We also reject the Department's suggestion that it is entitled to preferential treatment because of its status as a governmental entity. Rule 341 draws no distinction to separate appealable from non-appealable orders on the basis of party type, whether the party is challenging or defending a statute, or nature of the party, i.e., Commonwealth party versus private individual; rather, the nature of the lower court's order as final or interlocutory is the pivotal factor. Compare Pa.R.A.P. 341 with, e.g., Pa.R.A.P. 1734, 1736 (Commonwealth parties are subject to different security requirements to obtain stay pending appeal, than other parties in civil litigation).
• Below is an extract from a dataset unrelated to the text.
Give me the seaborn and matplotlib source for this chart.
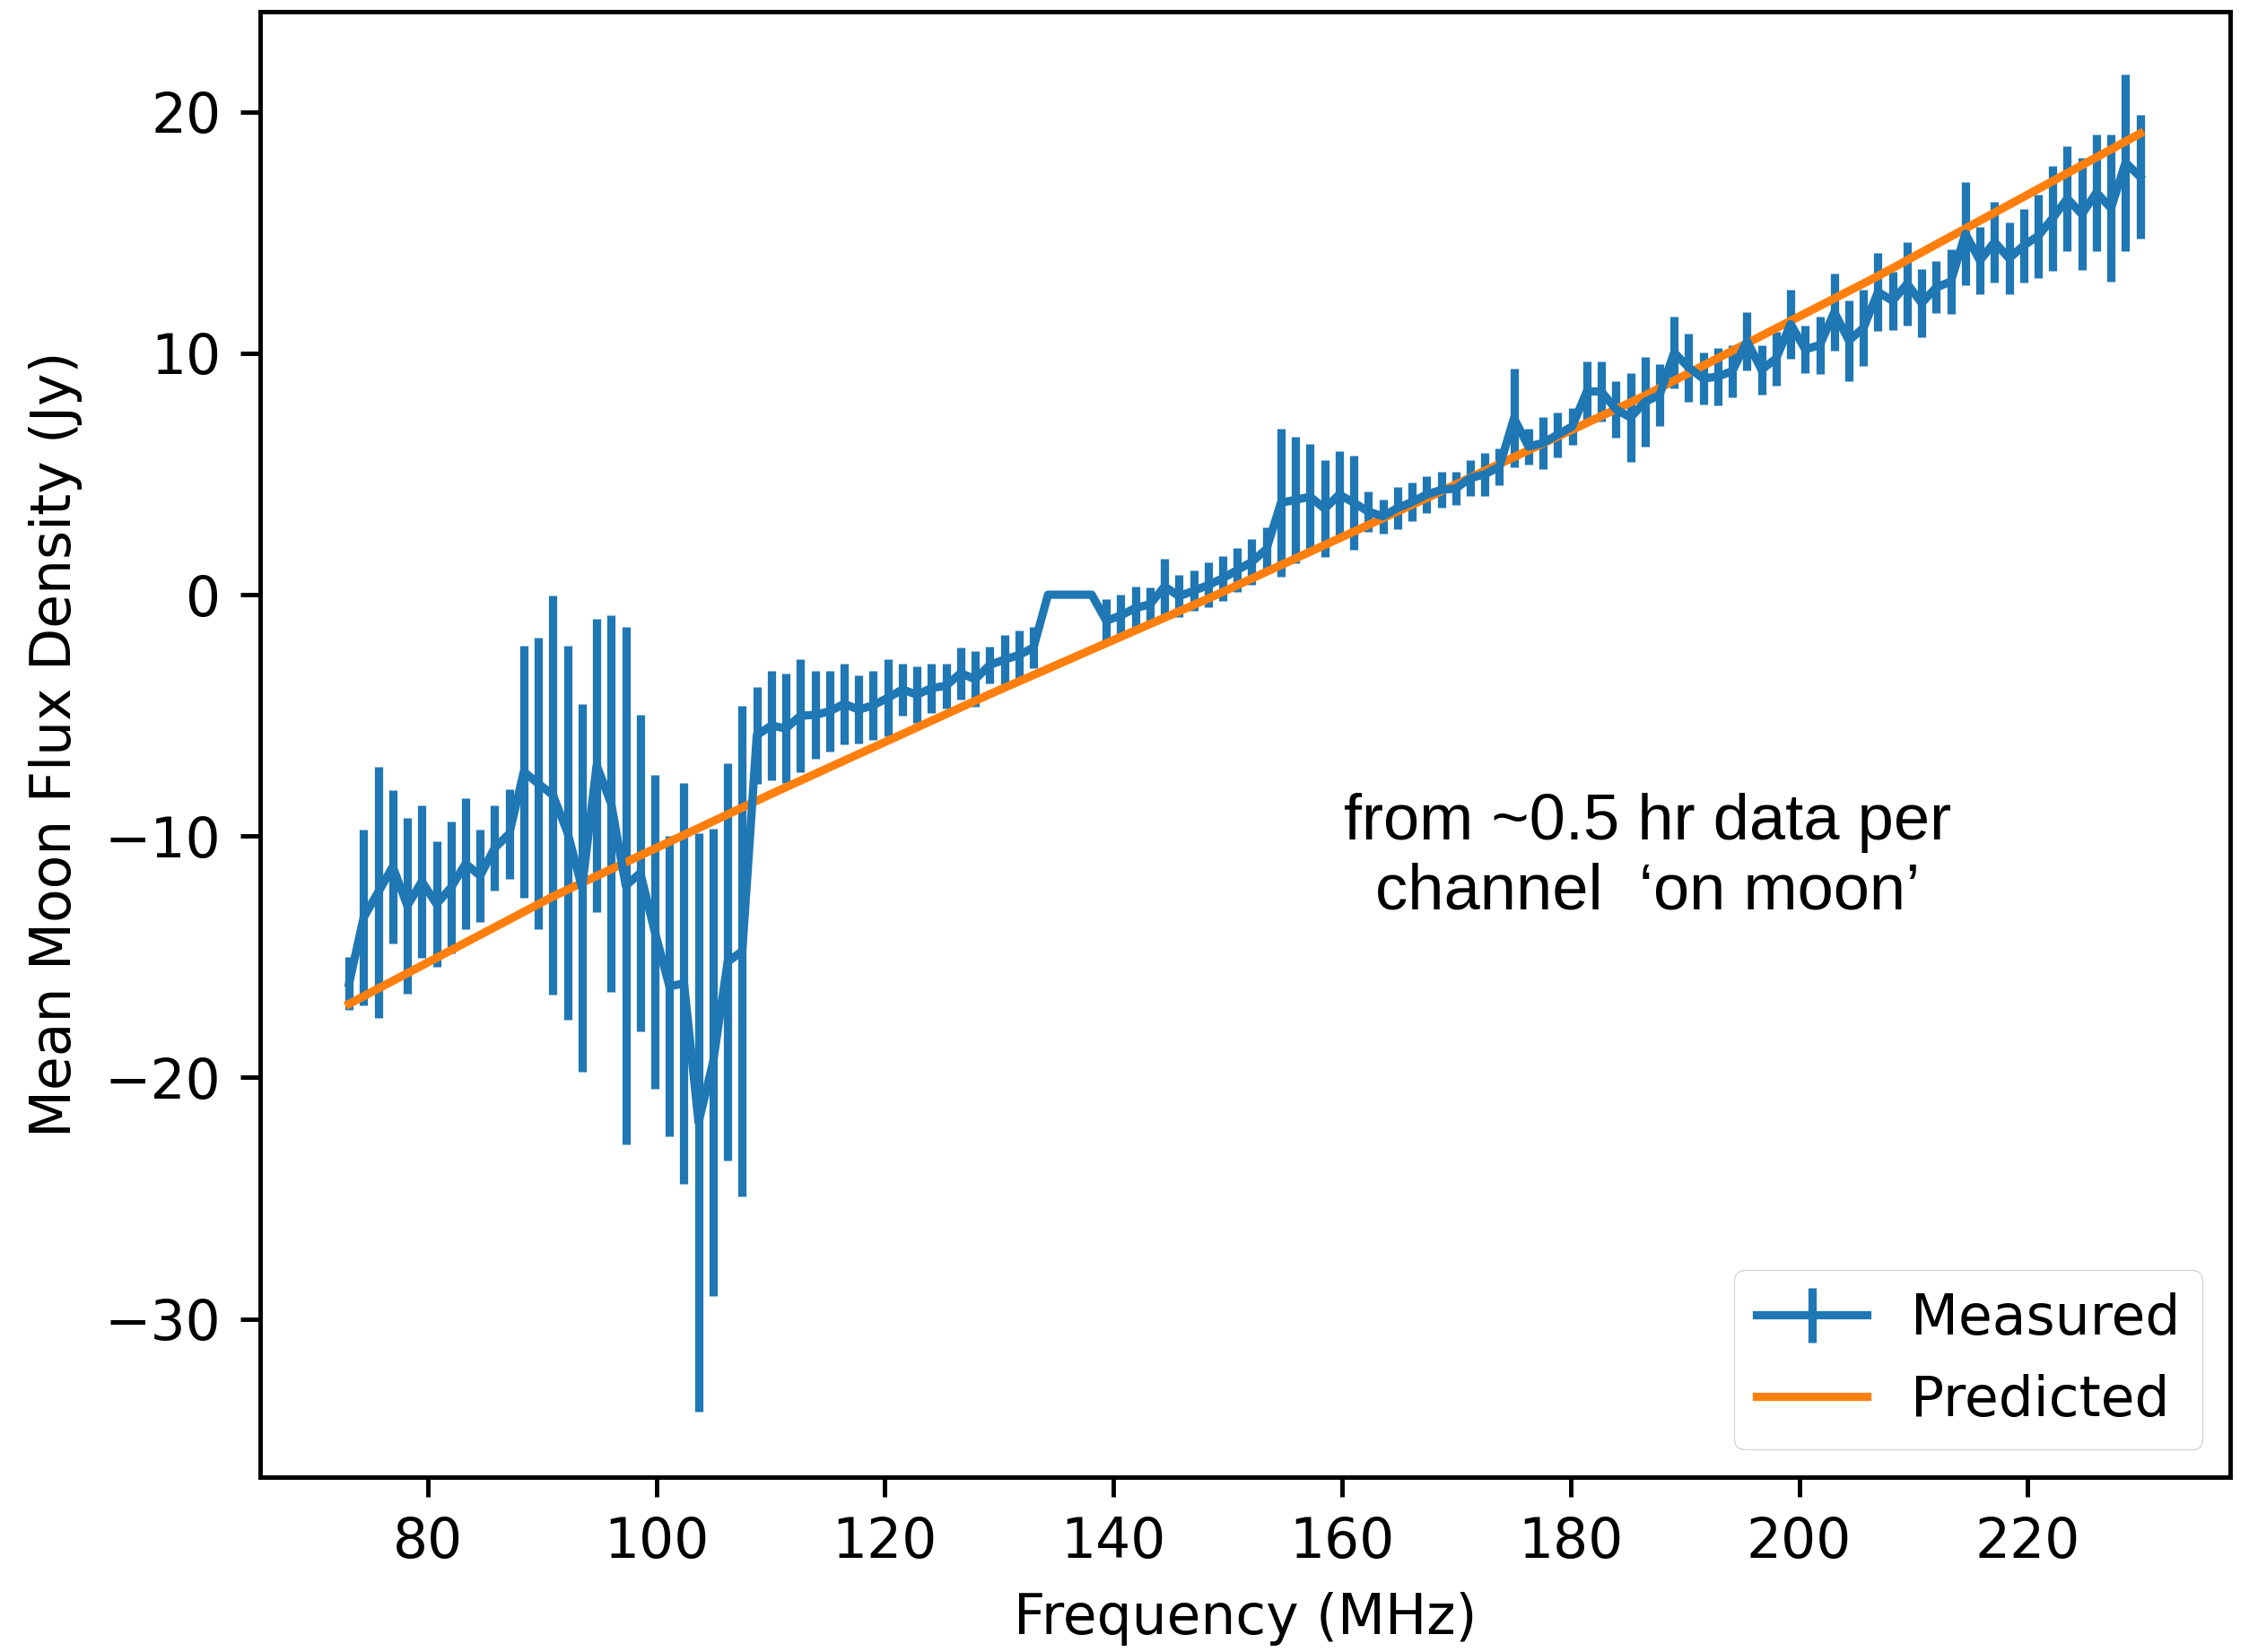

Furthermore, the Department provides no support for the assertion (nor can we find any evidence of legislative intent) that the General Assembly created an exception to the general rules of appealability for Commonwealth parties seeking to overturn a lower court decision striking a statute as unconstitutional. For these reasons, we will not devise an ad hoc procedure to vindicate the interest advocated by the Department. The Department has failed to persuade us that a straightforward application of our decision in Pennsylvania Bankers is inappropriate here. Pursuant to precedent, the Department's present appeal is quashed.*fn5

Jurisdiction over USOBA's Appeal

In June 2010, the Court requested additional argument on the separate matters of the Court's jurisdiction over the Department's and USOBA's cross-appeals. Nonetheless, in their supplemental briefs, both parties failed to address the jurisdictional predicate for USOBA's cross-appeal.

The sole argument in support of jurisdiction over the cross-appeal appears in USOBA's jurisdictional statement. USOBA states only that it "filed its cross-appeal in case this Court determines that it does have jurisdiction to hear the [Department's] appeal." USOBA's Jurisdictional Statement, at 1. USOBA's position on that predicate point is that, in fact, there is no jurisdiction over the Department's appeal. In response to USOBA's initial filing, the Department rejected USOBA's jurisdictional predicate as insufficient, and sought to distinguish the procedural posture of the cross-appeal from that of its own appeal. Asserting an argument akin to a claim that USOBA is not aggrieved by the lower court decision, the Department claimed that the Commonwealth Court's order was final for the purposes of Sections 3(b) and 15(h) and its own appeal, but interlocutory regarding the remainder of Act 117 and USOBA's cross-appeal.

Although we reject the Department's party-centered argument respecting appealability under Rule 341, we nonetheless necessarily conclude that USOBA's contingent cross-appeal is interlocutory. We reiterate that the Commonwealth Court's order granted only part of the relief requested and merely narrowed the dispute between the parties. The only argument raised by USOBA in support of finding that jurisdiction over the cross-appeal exists is not persuasive in light of the reasoning supporting our disposition of the Department's appeal. Accordingly, USOBA's cross-appeal is also quashed.

Both appeals quashed. Jurisdiction relinquished.

Messrs. Justice Eakin and Baer, Madame Justice Todd, Mr. Justice McCaffery and Madame Justice Orie Melvin join the opinion.

Mr. Justice Saylor concurs in the result.